Si el caso del gallo Maurice ha llegado a la prensa y, posteriormente, a la opinión pública, es por la proliferación de los turistas rurales de pacotilla, esos que buscan entornos de ‘campo’ pero sin campo, un campo descafeinado y sucedáneo, de decorado de attrezzo y cartón piedra, en el que no pueden faltar el internet de alta velocidad (¡por favor!), TV por satélite con tropecientos canales, sala multi-cines y espacio de ocio cercana (con centro comercial anexo). Son estos pseudo-turistas rurales desnaturalizados e info-tecnificados, que sólo conciben un modelo de campo urbanizado, los que quieren imponer el toque de queda en el entorno rural: que las campanas no repiquen, las abejas no zumben y los gatos enmudezcan. Eso en el aspecto acústico, porque a los urbanitas ‘perdidos’ en el campo también les molestan los olores campestres, o los suelos carentes de asfalto, entre otras cosas. Este es un despropósito más del ser humano, el mayor depredador del planeta, el peor escollo y estorbo para el resto de insuperables habitantes de la nave tierra. Todos los animales expresamos lo que llevamos dentro.

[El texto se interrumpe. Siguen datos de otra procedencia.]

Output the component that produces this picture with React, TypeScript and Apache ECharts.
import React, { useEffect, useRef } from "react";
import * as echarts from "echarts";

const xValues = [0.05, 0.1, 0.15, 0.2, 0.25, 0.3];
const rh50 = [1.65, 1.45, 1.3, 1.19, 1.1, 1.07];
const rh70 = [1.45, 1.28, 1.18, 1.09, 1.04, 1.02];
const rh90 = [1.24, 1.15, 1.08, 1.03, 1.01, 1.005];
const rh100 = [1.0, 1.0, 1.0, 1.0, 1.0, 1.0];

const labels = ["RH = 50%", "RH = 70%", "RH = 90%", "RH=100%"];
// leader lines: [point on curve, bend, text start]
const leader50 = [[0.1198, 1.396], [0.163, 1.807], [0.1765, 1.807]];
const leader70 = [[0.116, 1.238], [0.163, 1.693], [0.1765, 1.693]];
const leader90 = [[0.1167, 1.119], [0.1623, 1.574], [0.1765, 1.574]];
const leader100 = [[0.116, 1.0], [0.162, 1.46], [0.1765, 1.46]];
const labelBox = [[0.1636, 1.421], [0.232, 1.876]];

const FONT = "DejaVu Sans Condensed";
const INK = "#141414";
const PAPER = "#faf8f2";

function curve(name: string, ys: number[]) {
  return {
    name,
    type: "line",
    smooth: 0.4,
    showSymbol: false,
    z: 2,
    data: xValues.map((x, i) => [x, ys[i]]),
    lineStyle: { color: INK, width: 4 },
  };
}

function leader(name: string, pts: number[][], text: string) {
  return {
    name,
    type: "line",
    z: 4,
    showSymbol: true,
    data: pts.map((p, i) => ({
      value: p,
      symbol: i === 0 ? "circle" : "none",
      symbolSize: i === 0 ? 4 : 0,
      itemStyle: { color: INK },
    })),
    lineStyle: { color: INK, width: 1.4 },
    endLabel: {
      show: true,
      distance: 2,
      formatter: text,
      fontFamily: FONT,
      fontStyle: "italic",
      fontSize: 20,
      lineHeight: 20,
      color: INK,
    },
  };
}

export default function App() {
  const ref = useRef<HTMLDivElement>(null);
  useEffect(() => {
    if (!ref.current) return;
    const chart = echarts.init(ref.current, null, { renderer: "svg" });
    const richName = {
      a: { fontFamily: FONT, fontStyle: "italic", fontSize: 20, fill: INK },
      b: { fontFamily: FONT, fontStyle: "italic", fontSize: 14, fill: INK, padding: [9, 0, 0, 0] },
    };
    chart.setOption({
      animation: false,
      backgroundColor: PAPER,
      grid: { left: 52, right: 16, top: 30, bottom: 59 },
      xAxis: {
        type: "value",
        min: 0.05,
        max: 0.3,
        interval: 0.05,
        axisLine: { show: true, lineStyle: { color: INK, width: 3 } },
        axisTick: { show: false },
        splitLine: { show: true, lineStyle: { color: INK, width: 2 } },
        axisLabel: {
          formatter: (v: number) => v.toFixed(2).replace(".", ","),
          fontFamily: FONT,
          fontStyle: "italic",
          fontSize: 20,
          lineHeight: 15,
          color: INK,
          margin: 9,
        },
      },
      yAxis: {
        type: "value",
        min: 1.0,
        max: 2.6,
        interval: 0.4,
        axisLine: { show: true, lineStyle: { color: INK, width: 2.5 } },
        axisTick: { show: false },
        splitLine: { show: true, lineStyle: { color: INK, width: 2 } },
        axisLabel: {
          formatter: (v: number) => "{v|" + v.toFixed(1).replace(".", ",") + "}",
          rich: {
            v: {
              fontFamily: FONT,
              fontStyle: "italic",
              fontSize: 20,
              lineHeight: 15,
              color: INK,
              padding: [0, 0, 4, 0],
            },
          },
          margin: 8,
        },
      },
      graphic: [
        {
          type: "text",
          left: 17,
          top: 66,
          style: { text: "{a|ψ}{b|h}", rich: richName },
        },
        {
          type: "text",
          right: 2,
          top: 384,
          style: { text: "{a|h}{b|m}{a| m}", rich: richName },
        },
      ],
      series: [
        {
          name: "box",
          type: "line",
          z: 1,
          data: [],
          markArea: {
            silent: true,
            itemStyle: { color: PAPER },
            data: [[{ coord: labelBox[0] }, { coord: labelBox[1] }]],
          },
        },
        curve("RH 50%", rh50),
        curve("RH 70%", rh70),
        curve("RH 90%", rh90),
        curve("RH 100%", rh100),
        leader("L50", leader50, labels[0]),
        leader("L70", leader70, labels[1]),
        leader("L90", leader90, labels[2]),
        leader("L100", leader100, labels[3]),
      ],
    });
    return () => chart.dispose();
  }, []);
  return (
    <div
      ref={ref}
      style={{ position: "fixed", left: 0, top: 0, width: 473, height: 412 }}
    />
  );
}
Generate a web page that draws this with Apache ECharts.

Por lo dicho, hay que aplaudir la sabia decisión del juez francés que falló a favor de que Maurice, un gallo genuino, de pro e inmutable en su naturaleza aviar, cante sin restricción siempre que le venga en gana, y sin responsabilidad penal alguna por despertar a urbanitas que olvidaron que la naturaleza tiene sus propias reglas. Justa es la sentencia, pues los animales tienen derechos, y el de expresión es uno de ellos. Maurice, con la actuación consecuente de su dueña, los hizo valer en el Palacio de Justicia.
En lo sucesivo, el urbanita que experimente molestia por el mugido de unas vacas que vuelva a su entorno urbano, donde la leche no mana de ubres poderosas y calientes, sino de asépticos y aburridos envases de cartón; donde no se oye el canto del gallo sino el runrún insufrible del ‘homo sapiens’ bajo mil formas.